My Lords, I thank the noble Lord. He and I spoke earlier this morning, when I updated him on key parts of the situation as it unravels. He is of course correct; I believe that my right honourable friend the Prime Minister will be addressing the country as I speak. There will be further opportunities during the day to raise questions on elements of our response to this unwarranted, unnecessary and unprovoked aggression of the Russian state against Ukraine and the Ukrainian people.

My Lords, would the Minister not agree that this demonstrates what some of us have said all along: that the question of Ukraine’s NATO status has always been a smokescreen and a pretence by Russia, which is in fact determined to destabilise Ukraine and prevent it becoming a stable democratic country? If that is the case, I hope that we will hear tomorrow from him and other Ministers how we will respond to what is after all a war of choice and a war of aggression, and thus a war crime.

The noble Lord speaks with great insight and experience. I assure him—indeed, all in your Lordships’ House—that the whole purpose of my being at the United Nations yesterday as part of the General Assembly debate was, again, because of the brinkmanship that was being shown by President Putin. He went to the brink and has now stepped over the line. We will of course outline further action and further details during the course of today. I understand from my right honourable friend the Chief Whip that a debate on Ukraine is also scheduled for tomorrow, and I am sure that we will be discussing further details of statements that will be made during the course of today.

My Lords, we on these Benches also support the Government in their reaction to the invasion of Ukraine, but we wonder whether it would be possible to go further; obviously, we will be discussing sanctions later.

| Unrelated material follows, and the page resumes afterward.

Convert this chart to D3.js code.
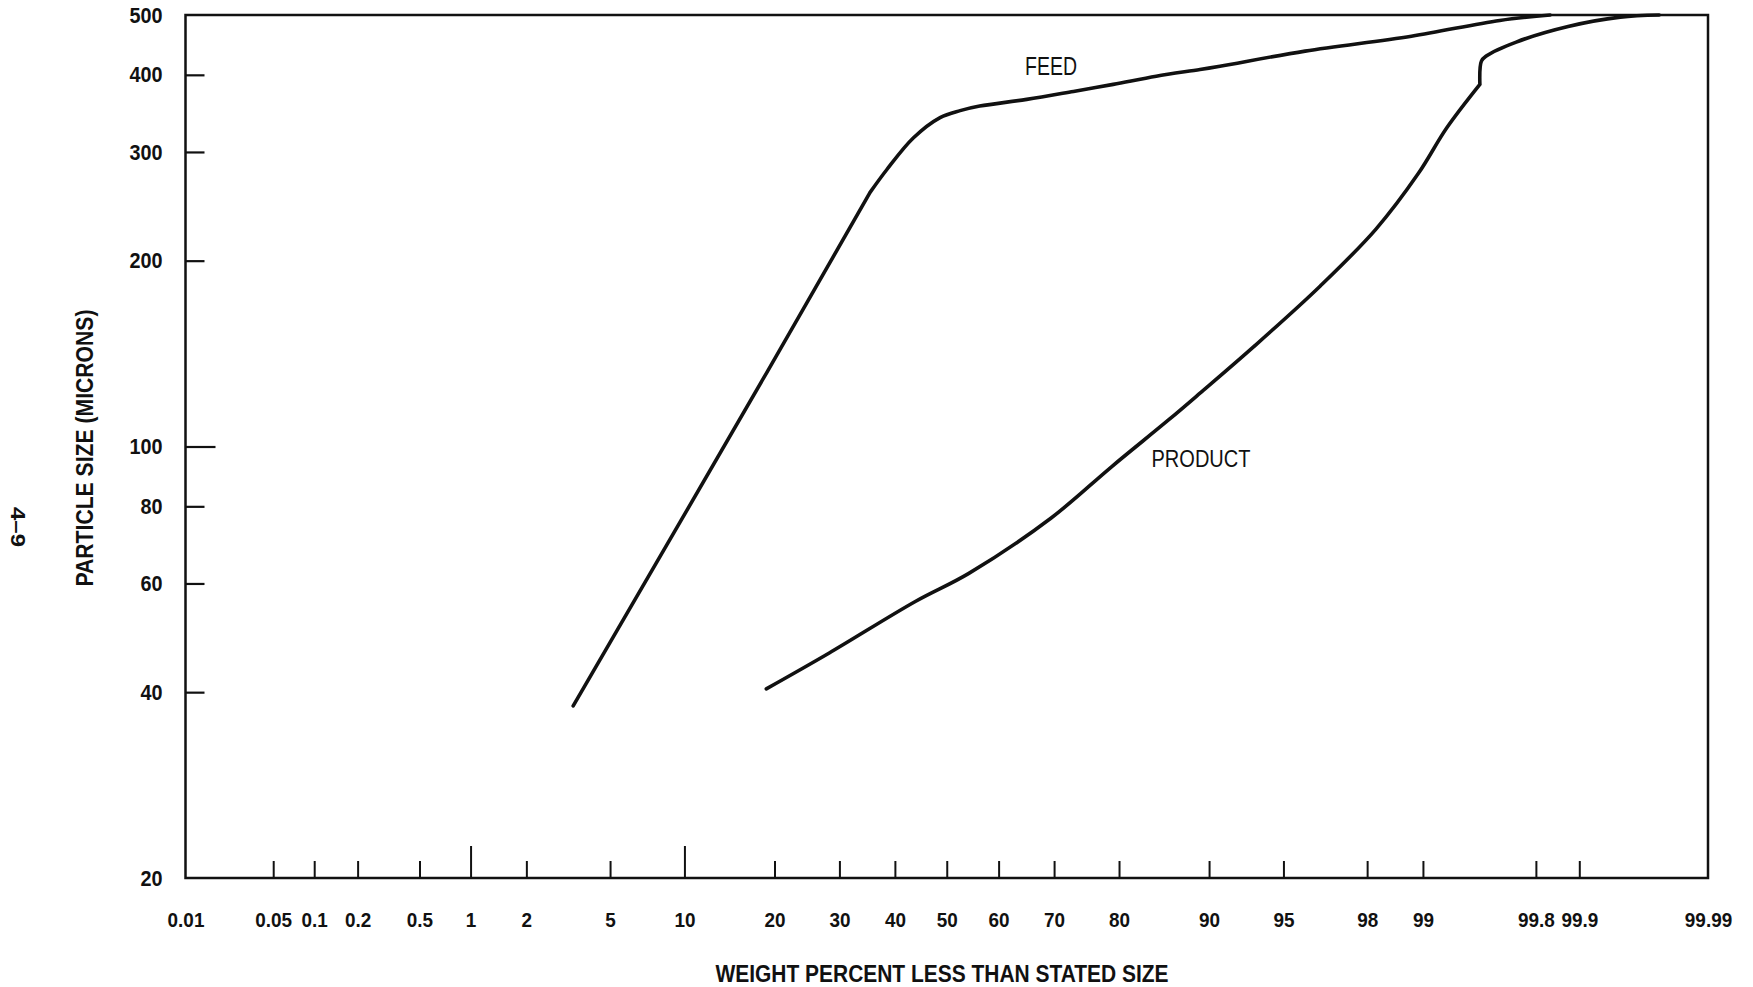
<!DOCTYPE html>
<html>
<head>
<meta charset="utf-8">
<script src="https://cdn.jsdelivr.net/npm/d3@7"></script>
<style>
  html, body { margin: 0; padding: 0; background: #fff; }
  svg text { font-family: "Liberation Sans", Arial, Helvetica, sans-serif; fill: #111; }
</style>
</head>
<body>
<svg id="chart" width="1753" height="987"></svg>
<script>
// Probability-scale tick marks (weight percent) and log-scale ticks (microns)
const percentTicks = [0.01, 0.05, 0.1, 0.2, 0.5, 1, 2, 5, 10, 20, 30, 40, 50, 60, 70, 80, 90, 95, 98, 99, 99.8, 99.9, 99.99];
const percentLongTicks = [1, 10];
const micronTicks = [20, 40, 60, 80, 100, 200, 300, 400, 500];
const micronLongTicks = [100];

// FEED size distribution: cumulative weight percent vs particle size
const feedPercent = [3.4, 19.0, 35.4, 38.5, 43.5, 48.7, 52.6, 56.4, 65.2, 73.2, 79.2, 84.7, 89.2, 90.9, 96.0, 98.84, 99.655, 99.84];
const feedMicrons = [38, 132, 258, 281, 316, 341, 350, 356, 365, 376, 386, 398, 408, 413, 437, 462, 490, 500];
const feedCorners = [2];          // index of points where the curve has a sharp bend

// PRODUCT size distribution
const productPercent = [18.9, 28.3, 43.9, 54.3, 69.5, 79.0, 86.1, 89.2, 93.3, 96.6, 98.2, 98.94, 99.27, 99.54, 99.55, 99.58, 99.73, 99.88, 99.95, 99.975];
const productMicrons = [40.5, 46.3, 56.1, 62.3, 76.6, 92.8, 110.5, 122, 145, 182, 225, 277, 328, 386, 421, 429, 452, 479, 496, 500];
const productCorners = [13];

// Inverse of the standard normal CDF (Acklam's rational approximation)
function probit(p) {
  const a = [-3.969683028665376e+01, 2.209460984245205e+02, -2.759285104469687e+02, 1.383577518672690e+02, -3.066479806614716e+01, 2.506628277459239e+00];
  const b = [-5.447609879822406e+01, 1.615858368580409e+02, -1.556989798598866e+02, 6.680131188771972e+01, -1.328068155288572e+01];
  const c = [-7.784894002430293e-03, -3.223964580411365e-01, -2.400758277161838e+00, -2.549732539343734e+00, 4.374664141464968e+00, 2.938163982698783e+00];
  const d = [7.784695709041462e-03, 3.224671290700398e-01, 2.445134137142996e+00, 3.754408661907416e+00];
  const pLow = 0.02425, pHigh = 1 - pLow;
  let q, r;
  if (p < pLow) {
    q = Math.sqrt(-2 * Math.log(p));
    return (((((c[0]*q + c[1])*q + c[2])*q + c[3])*q + c[4])*q + c[5]) / ((((d[0]*q + d[1])*q + d[2])*q + d[3])*q + 1);
  } else if (p <= pHigh) {
    q = p - 0.5; r = q * q;
    return (((((a[0]*r + a[1])*r + a[2])*r + a[3])*r + a[4])*r + a[5]) * q / (((((b[0]*r + b[1])*r + b[2])*r + b[3])*r + b[4])*r + 1);
  } else {
    q = Math.sqrt(-2 * Math.log(1 - p));
    return -(((((c[0]*q + c[1])*q + c[2])*q + c[3])*q + c[4])*q + c[5]) / ((((d[0]*q + d[1])*q + d[2])*q + d[3])*q + 1);
  }
}
const zOf = pct => probit(pct / 100);

// Squeeze text horizontally to imitate a condensed typeface
function condense(sel, factor) {
  sel.each(function () {
    const len = this.getComputedTextLength();
    d3.select(this).attr("textLength", len * factor).attr("lengthAdjust", "spacingAndGlyphs");
  });
}

const plot = { left: 185.5, right: 1708, top: 15, bottom: 878 };
const svg = d3.select("#chart");

const x = d3.scaleLinear().domain([zOf(0.01), zOf(99.99)]).range([plot.left, plot.right]);
const y = d3.scaleLog().domain([20, 500]).range([plot.bottom, plot.top]);

// Bottom axis (probability scale): ticks point into the plot
const pctLabel = new Map(percentTicks.map(p => [zOf(p), String(p)]));
const xAxis = d3.axisBottom(x)
  .tickValues(percentTicks.map(zOf))
  .tickFormat(z => pctLabel.get(z))
  .tickSize(-17)
  .tickPadding(34);
const gx = svg.append("g").attr("transform", `translate(0,${plot.bottom})`).call(xAxis);
gx.select(".domain").remove();
gx.selectAll(".tick line")
  .attr("stroke", "#111").attr("stroke-width", 2)
  .attr("y2", z => percentLongTicks.includes(+pctLabel.get(z)) ? -32 : -17)
  .attr("display", z => (z === zOf(0.01) || z === zOf(99.99)) ? "none" : null);
gx.selectAll(".tick text").attr("font-size", 21).attr("font-weight", "bold").attr("fill", "#111")
  .call(condense, 0.9);

// Left axis (log scale)
const yAxis = d3.axisLeft(y)
  .tickValues(micronTicks)
  .tickFormat(d3.format("d"))
  .tickSize(-19)
  .tickPadding(23);
const gy = svg.append("g").attr("transform", `translate(${plot.left},0)`).call(yAxis);
gy.select(".domain").remove();
gy.selectAll(".tick line")
  .attr("stroke", "#111").attr("stroke-width", 2.2)
  .attr("x2", d => micronLongTicks.includes(d) ? 30 : 19)
  .attr("display", d => (d === 20 || d === 500) ? "none" : null);
gy.selectAll(".tick text").attr("font-size", 22).attr("font-weight", "bold").attr("fill", "#111")
  .call(condense, 0.9);

// Plot frame
svg.append("rect")
  .attr("x", plot.left).attr("y", plot.top)
  .attr("width", plot.right - plot.left).attr("height", plot.bottom - plot.top)
  .attr("fill", "none").attr("stroke", "#111").attr("stroke-width", 2.5);

// Distribution curves: smooth between sharp bends, each piece through its points
const line = d3.line()
  .x(d => x(zOf(d[0])))
  .y(d => y(d[1]))
  .curve(d3.curveCatmullRom.alpha(0.5));

function piecewisePath(pct, um, corners) {
  const pts = pct.map((p, i) => [p, um[i]]);
  const cuts = [0, ...corners, pts.length - 1];
  return d3.pairs(cuts).map(([a, b]) => line(pts.slice(a, b + 1))).join("");
}

const series = [
  { name: "FEED", pct: feedPercent, um: feedMicrons, corners: feedCorners },
  { name: "PRODUCT", pct: productPercent, um: productMicrons, corners: productCorners }
];
svg.append("g").selectAll("path")
  .data(series)
  .join("path")
  .attr("d", s => piecewisePath(s.pct, s.um, s.corners))
  .attr("fill", "none")
  .attr("stroke", "#111")
  .attr("stroke-width", 3.6)
  .attr("stroke-linejoin", "round")
  .attr("stroke-linecap", "round");

// Curve labels
svg.append("text").attr("x", 1051).attr("y", 75).attr("text-anchor", "middle")
  .attr("font-size", 25).attr("textLength", 52).attr("lengthAdjust", "spacingAndGlyphs").text("FEED");
svg.append("text").attr("x", 1201).attr("y", 467).attr("text-anchor", "middle")
  .attr("font-size", 23).attr("textLength", 99).attr("lengthAdjust", "spacingAndGlyphs").text("PRODUCT");

// Axis titles
svg.append("text").attr("x", 942).attr("y", 982).attr("text-anchor", "middle")
  .attr("font-size", 24).attr("font-weight", "bold")
  .attr("textLength", 453).attr("lengthAdjust", "spacingAndGlyphs")
  .text("WEIGHT PERCENT LESS THAN STATED SIZE");
svg.append("text").attr("transform", "translate(93,448) rotate(-90)").attr("text-anchor", "middle")
  .attr("font-size", 24).attr("font-weight", "bold")
  .attr("textLength", 277).attr("lengthAdjust", "spacingAndGlyphs")
  .text("PARTICLE SIZE (MICRONS)");

// Page number in the margin
svg.append("text").attr("transform", "translate(11,527) rotate(90)").attr("text-anchor", "middle")
  .attr("font-size", 21).attr("font-weight", "bold")
  .attr("textLength", 40).attr("lengthAdjust", "spacingAndGlyphs").text("4–9");
</script>
</body>
</html>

For example, one of the issues that has faced Ukraine for months is the attack on its cyber system. To what extent might NATO be able to give support from its Cyber Defence Centre of Excellence, which is based in Estonia?

My Lords, first, I thank the noble Baroness for her support. Again, it is important that there is a single unitary voice from your Lordships’ House and across both Houses of Parliament against this unprovoked Russian aggression against a sovereign state. On the issue of cyber, I was in Estonia about 10 days ago as part of our engagement on broader issues. I met our forces on the ground there and looked at our capabilities, including cyber. We are, not just through NATO but directly, offering the Ukrainian Government and Ukrainian people our full support. However, I would add that cyber is a challenge that is being met and felt not just by the Ukrainian people; we have felt it right here in the UK as well.

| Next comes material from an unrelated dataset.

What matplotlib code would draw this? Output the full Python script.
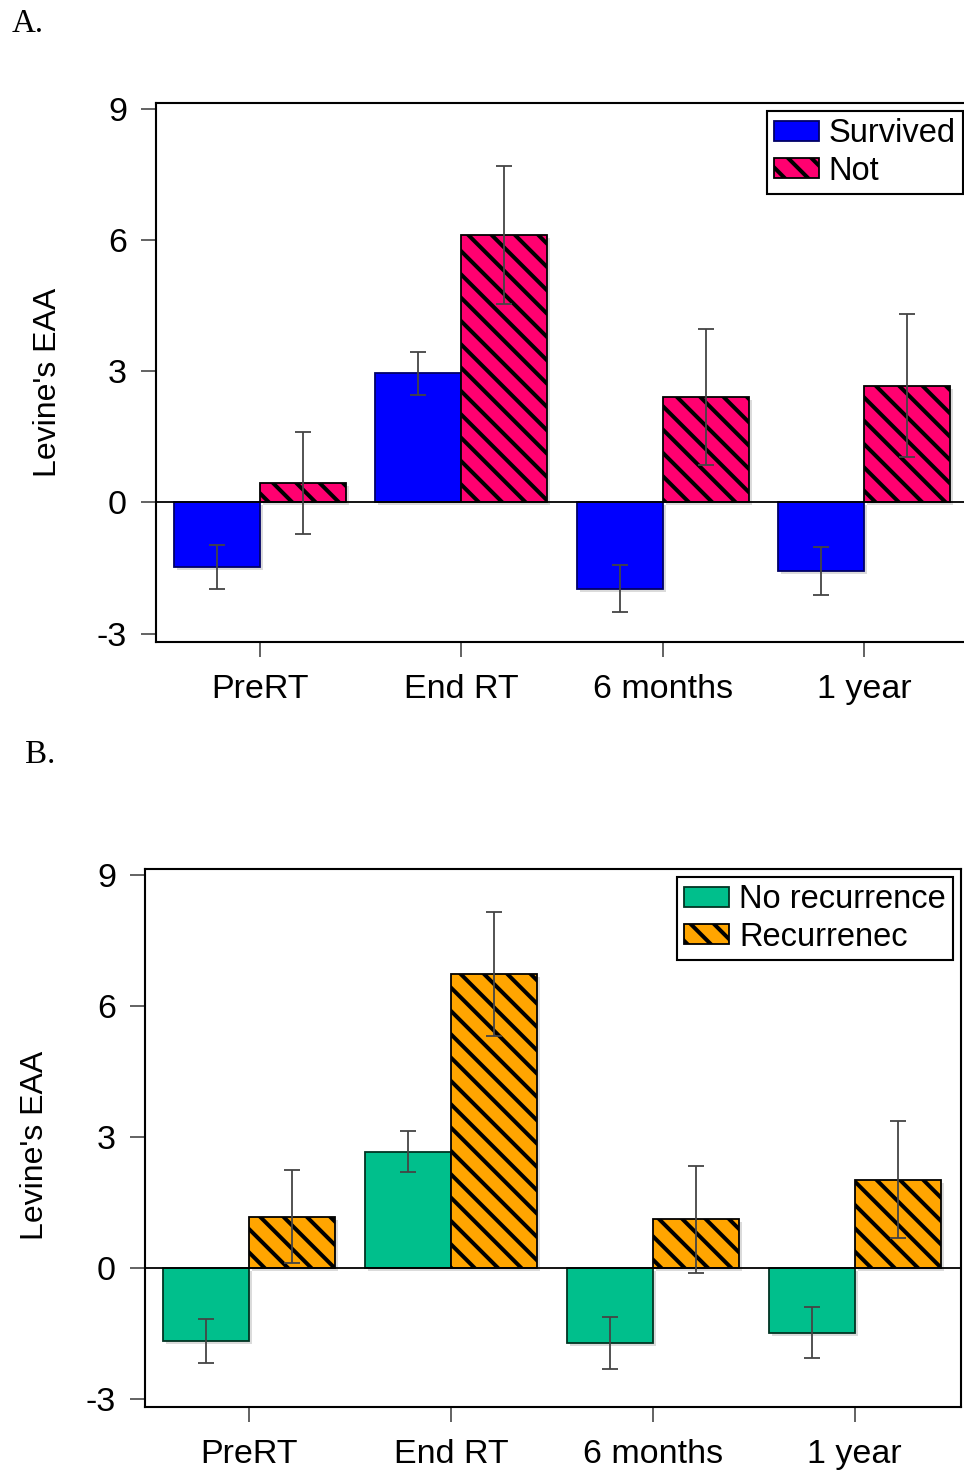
import numpy as np
import matplotlib
matplotlib.use("Agg")
import matplotlib.pyplot as plt
import matplotlib.transforms as mtransforms

# data
timepoints = ["PreRT", "End RT", "6 months", "1 year"]

survived = [-1.47, 2.95, -1.97, -1.56]
survived_err = [0.50, 0.49, 0.53, 0.55]
not_survived = [0.44, 6.11, 2.41, 2.67]
not_survived_err = [1.16, 1.58, 1.55, 1.63]

no_recur = [-1.68, 2.66, -1.72, -1.49]
no_recur_err = [0.50, 0.47, 0.59, 0.58]
recur = [1.17, 6.73, 1.11, 2.01]
recur_err = [1.07, 1.42, 1.23, 1.34]

# higher dpi so the hatch stripes come out as wide as in the original
DPI = 140


def px(v):
    # pixels -> points
    return v * 72.0 / DPI


plt.rcParams['font.family'] = ['Liberation Sans', 'DejaVu Sans']
plt.rcParams['axes.unicode_minus'] = False
plt.rcParams['hatch.linewidth'] = px(4)

fig = plt.figure(figsize=(964 / DPI, 1472 / DPI), dpi=DPI)
shadow = mtransforms.ScaledTranslation(px(3) / 72, -px(3) / 72, fig.dpi_scale_trans)


def panel(ax, vals1, err1, vals2, err2, lab1, lab2, col1, col2, edge1):
    x = np.arange(len(timepoints))
    w = 0.427
    # soft drop shadow behind the bars
    for xs, v in ((x - w / 2, vals1), (x + w / 2, vals2)):
        ax.bar(xs, v, w, color='#999999', alpha=0.35, linewidth=0,
               transform=ax.transData + shadow, zorder=1.5)
    ax.bar(x - w / 2, vals1, w, color=col1, edgecolor=edge1, linewidth=px(1.8),
           label=lab1, zorder=2)
    ax.bar(x + w / 2, vals2, w, color=col2, edgecolor='black', linewidth=px(1.8),
           hatch='\\\\', label=lab2, zorder=2)
    ax.errorbar(x - w / 2, vals1, yerr=err1, fmt='none', ecolor='#444444',
                elinewidth=px(1.8), capsize=px(8), capthick=px(1.8), zorder=3)
    ax.errorbar(x + w / 2, vals2, yerr=err2, fmt='none', ecolor='#444444',
                elinewidth=px(1.8), capsize=px(8), capthick=px(1.8), zorder=3)
    ax.axhline(0, color='black', linewidth=px(1.8), zorder=2.5)
    ax.set_ylim(-3.19, 9.13)
    ax.set_yticks([-3, 0, 3, 6, 9])
    ax.set_xticks(x)
    ax.set_xticklabels(timepoints)
    ax.tick_params(axis='both', labelsize=px(34), length=px(15), width=px(1.8),
                   color='#555555')
    ax.tick_params(axis='x', pad=px(17))
    ax.tick_params(axis='y', pad=px(14))
    for s in ax.spines.values():
        s.set_linewidth(px(2.1))
        s.set_color('black')
    ax.set_ylabel("Levine's EAA", fontsize=px(32))
    leg = ax.legend(loc='upper right', fontsize=px(32.6), frameon=True, fancybox=False,
                    edgecolor='black', framealpha=1, borderpad=0.22,
                    handlelength=1.38, handleheight=0.55, handletextpad=0.3,
                    labelspacing=0.2, borderaxespad=0.25)
    leg.get_frame().set_linewidth(px(2.1))


axA = fig.add_axes([156 / 964, 1 - 642 / 1472, 815 / 964, 539 / 1472])
panel(axA, survived, survived_err, not_survived, not_survived_err,
      "Survived", "Not", "#0000FF", "#FF0070", "#000066")
axA.set_xlim(-0.516, 3.53)
axA.yaxis.set_label_coords(-0.114, 0.482)

axB = fig.add_axes([145 / 964, 1 - 1407 / 1472, 816 / 964, 538 / 1472])
panel(axB, no_recur, no_recur_err, recur, recur_err,
      "No recurrence", "Recurrenec", "#00BF8C", "#FFA500", "#003322")
axB.set_xlim(-0.517, 3.527)
axB.yaxis.set_label_coords(-0.116, 0.486)

fig.text(12 / 964, 1 - 8 / 1472, "A.", family='Liberation Serif', fontsize=px(33),
         va='top', ha='left')
fig.text(25 / 964, 1 - 740 / 1472, "B.", family='Liberation Serif', fontsize=px(33),
         va='top', ha='left')

fig.savefig("out.png", dpi=DPI)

Will my noble friend keep reminding his colleagues that Russia is in some senses half an Asian nation as well as a European one, and that we need not only a united NATO, which I think we are moving towards, but the strong and full financial and commercial engagement of the great powers of Asia to establish the pariah status of Russia in Mr Putin’s mind?

My Lords, I agree with my noble friend and can assure him that, later today, I will host a meeting with the ambassadors of the UN Security Council members in the Court of St James. It is important that we see unity. Of course, we fully expect any resolution to be vetoed by Russia in the Security Council, but there will be further debates in the General Assembly in which we will look to show the maximum level of support across all nations.

The other thing that is often forgotten is the point made by my right honourable friend the Defence Secretary: around 1/16 of Russia’s border faces countries that are members of the NATO alliance. So we need to put this into context and perspective as well.

My Lords, I join the Minister and my noble friend Lord Collins in their condemnation of what is a crime against the peaceful people of Ukraine. It ought to be condemned at every turn. Suddenly in these circumstances we are talking about and debating the issue of NATO expansion, when it was not an issue at all. As the noble Lord, Lord Hannay, said, this plays exactly to Putin’s playbook. It is of advantage to him only because it distracts from urgent matters—namely, Russia’s problems, which are driving his criminal behaviour. President Biden, who, over the course of two decades of war in Iraq and Afghanistan, has grown sceptical about expanding US military commitments, has been open and honest with the Ukrainians about the unlikelihood of them meeting the current criteria for membership. Will the Minister do likewise and help to put this issue to bed now, so that we can concentrate on what is actually happening?

My Lords, I have already outlined the Government’s position on Ukraine’s NATO membership, as and whenever that might take place. Of course, there are certain criteria, which have been detailed and shared with the Ukrainians. If they meet those criteria, it is a choice for Ukraine to join NATO and for other member states to agree its membership. However, at this particular juncture, I agree with the noble Lord that our focus should be very much on the situation as it is unravelling. We offer Ukraine our full support in every respect and are working, together with our NATO allies and our partners across the European Union, in the context of the United States and others, to ensure that this message is received in Moscow very clearly: its actions were not just unprovoked but are an act of aggression against a sovereign state. Pull back, and pull back now.

My Lords, the Minister spoke of the importance of a unitary voice; of course, he is absolutely correct as far as this place is concerned. However, in his initial response he also touched on matters relating to the European Union. Is he aware that, yesterday, both Italy and Austria prevaricated in their support for sanctions? Indeed, Hungary is directly opposed to sanctions. What will the Minister do to encourage these states to come in line with what is the right thing to do?

My Lords, I can share that, among my meetings at the United Nations yesterday, I met the Foreign Minister of Germany. We welcome the decision made by the German Chancellor to pull back on Nord Stream 2. That shows the real sense of unity prevailing across Europe. It is my understanding that, later today, there will be an EU Foreign Affairs Council meeting, which will discuss the very issues that the noble Lord raises.